ICANN Launches Generic Top-Level Domains In Non-Latin Scripts


New gTLDs are hailed as ” the biggest change to the Internet since its inception”

The Internet Corporation for Assigned Names and Numbers (ICANN) has launched four new generic Top-Level Domains (gTLDs), written in Arabic, Chinese and Cyrillic scripts. These are the first ever gTLDs in non-Latin characters.

The new “strings” that were introduced into the Internet’s Root Zone on Wednesday are: شبكة (.network), онлайн (.online), сайт (.site) and 游戏 (.game).

Domain name registries will be able to assign the new gTLDs to websites in 30 days, once the period designed to protect trademark rights holders is over.

Brand new

Before ICANN approved radical changes to the domain name system in 2011, very few top-level domains existed; alongside 22 generic ones like .com and .org, there were 280 country code TLDs, but around 1,400 more will now be added, including those in different languages. The new rules allow brands and companies to own suffixes up to 63 characters in length.

internetICANN believes new gTLDs will enhance competition in the domain name space and increase diversity online.

“It’s happening – the biggest change to the Internet since its inception,” said Akram Atallah, president of ICANN’s Generic Domains Division. “In the weeks and months ahead, we will see new domain names coming online from all corners of the world, bringing people, communities and businesses together in ways we never imagined. It’s this type of innovation that will continue to drive our global society.”

The first new gTLDs were expected to go online by November 2012, but the process suffered a number of setbacks, while ICANN was negotiating with corporations and international communities. Industry observers were quick to point out that the new world of top-level domains would mean a much more complex landscape for businesses looking to protect their brands.

The number of applications for new gTLDs has been overwhelming, earning the US-based organisation at least $350 million in registration fees. New domain names will be introduced into the Internet gradually over the next few years.

“Since the launch of the first domain the internet has experienced exponential growth and the emergence of new gTLDs signifies how it will continue to evolve. For example, there are 1.7 billion Arabic speakers and the launch of شبكة effectively opens up the web to the Arab world. Moving forward, organisations will be able to register web addresses in Arabic script, allowing businesses to fully engage with targets in that market and providing a gateway to new regions,” commented Ben Anderson, head of new gTLDs at NetNames.

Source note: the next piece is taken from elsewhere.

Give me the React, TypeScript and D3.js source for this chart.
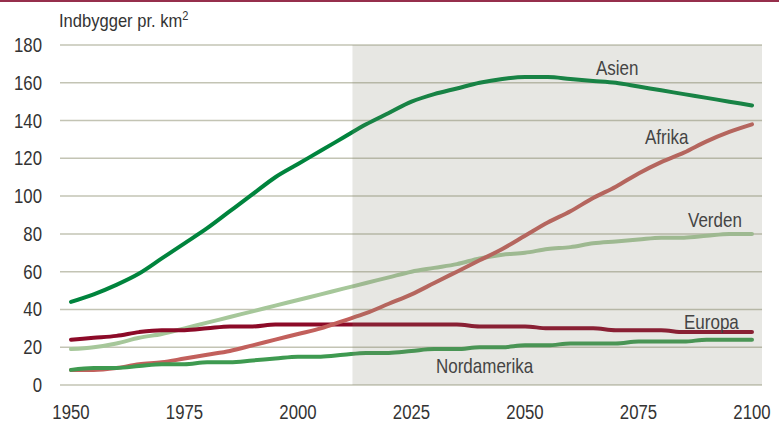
import React from "react";
import * as d3 from "d3";

const years = [1950,1955,1960,1965,1970,1975,1980,1985,1990,1995,2000,2005,2010,2015,2020,2025,2030,2035,2040,2045,2050,2055,2060,2065,2070,2075,2080,2085,2090,2095,2100];
const asien = [44,48,53,59,67,75,83,92,101,110,117,124,131,138,144,150,154,157,160,162,163,163,162,161,160,158,156,154,152,150,148];
const afrika = [8,8,9,11,12,14,16,18,21,24,27,30,34,38,43,48,54,60,66,72,79,86,92,99,105,112,118,123,129,134,138];
const verden = [19,20,22,25,27,30,33,36,39,42,45,48,51,54,57,60,62,64,67,69,70,72,73,75,76,77,78,78,79,80,80];
const europa = [24,25,26,28,29,29,30,31,31,32,32,32,32,32,32,32,32,32,31,31,31,30,30,30,29,29,29,28,28,28,28];
const nordamerika = [8,9,9,10,11,11,12,12,13,14,15,15,16,17,17,18,19,19,20,20,21,21,22,22,22,23,23,23,24,24,24];
const yTicks = [0,20,40,60,80,100,120,140,160,180];
const xTicks = [1950,1975,2000,2025,2050,2075,2100];
const forecastStart = 2012;

const series = [
  { name: "Asien", values: asien, color: "#00843d", lx: 596, ly: 75 },
  { name: "Verden", values: verden, color: "#a6c79a", lx: 688, ly: 227 },
  { name: "Europa", values: europa, color: "#8c0a28", lx: 684, ly: 329 },
  { name: "Afrika", values: afrika, color: "#c2605c", lx: 645, ly: 144 },
  { name: "Nordamerika", values: nordamerika, color: "#3e9a50", lx: 436, ly: 373 },
];

const FONT = "'Liberation Sans', Arial, sans-serif";

function CText(props: { x: number; y: number; size: number; sx: number; anchor?: string; fill?: string; children: React.ReactNode }) {
  const { x, y, size, sx, anchor = "start", fill = "#333", children } = props;
  return (
    <g transform={`translate(${x},${y}) scale(${sx},1)`}>
      <text x={0} y={0} fontSize={size} textAnchor={anchor as any} fill={fill}>{children}</text>
    </g>
  );
}

export default function App() {
  const W = 779, H = 423;
  const x = d3.scaleLinear().domain([1950, 2100]).range([71, 752]);
  const y = d3.scaleLinear().domain([0, 180]).range([385, 45]);
  const line = d3.line<number>()
    .x((_, i) => x(years[i]))
    .y((d) => y(d))
    .curve(d3.curveMonotoneX);
  const gridL = 60, gridR = 762;
  return (
    <div style={{ position: "absolute", left: 0, top: 0 }}>
      <svg width={W} height={H} style={{ display: "block", fontFamily: FONT }}>
        <rect x={0} y={0} width={W} height={H} fill="#fff" />
        <line x1={0} x2={W} y1={1} y2={1} stroke="#962f4c" strokeWidth={2} />
        {yTicks.map((t) => (
          <g key={t}>
            <line x1={gridL} x2={gridR} y1={y(t)} y2={y(t)} stroke="#c3c4b4" strokeWidth={1.5} />
            <CText x={42} y={y(t) + 7} size={19.5} sx={0.86} anchor="end">{t}</CText>
          </g>
        ))}
        {series.map((s) => (
          <path key={s.name} d={line(s.values) || ""} fill="none" stroke={s.color} strokeWidth={4} strokeLinecap="round" strokeLinejoin="round" />
        ))}
        <rect x={x(forecastStart)} y={y(180)} width={gridR - x(forecastStart)} height={y(0) - y(180)} fill="rgb(128,128,108)" fillOpacity={0.19} />
        {series.map((s) => (
          <CText key={s.name + "l"} x={s.lx} y={s.ly} size={20} sx={0.85} fill="#444">{s.name}</CText>
        ))}
        {xTicks.map((t) => (
          <CText key={t} x={x(t)} y={419} size={19.5} sx={0.86} anchor="middle">{t}</CText>
        ))}
        <CText x={59} y={27} size={18} sx={0.92}>
          Indbygger pr. km<tspan dy={-7} fontSize={12}>2</tspan>
        </CText>
      </svg>
    </div>
  );
}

Experts warn that the situation around trademarks is still not clear, and new gTLDs might cause more harm than good to companies that are not prepared. “Businesses that already applied (including major brands ranging from Google to Amazon) are now building plans for integrating their new gTLD into their online strategies and communicating the benefits to consumers. Business that have not applied must seriously consider both the imminent competitive impact and how to best prepare to apply for their own gTLD in ICANN’s next round,” said Roland LaPlante, CMO at domain registry Afilias.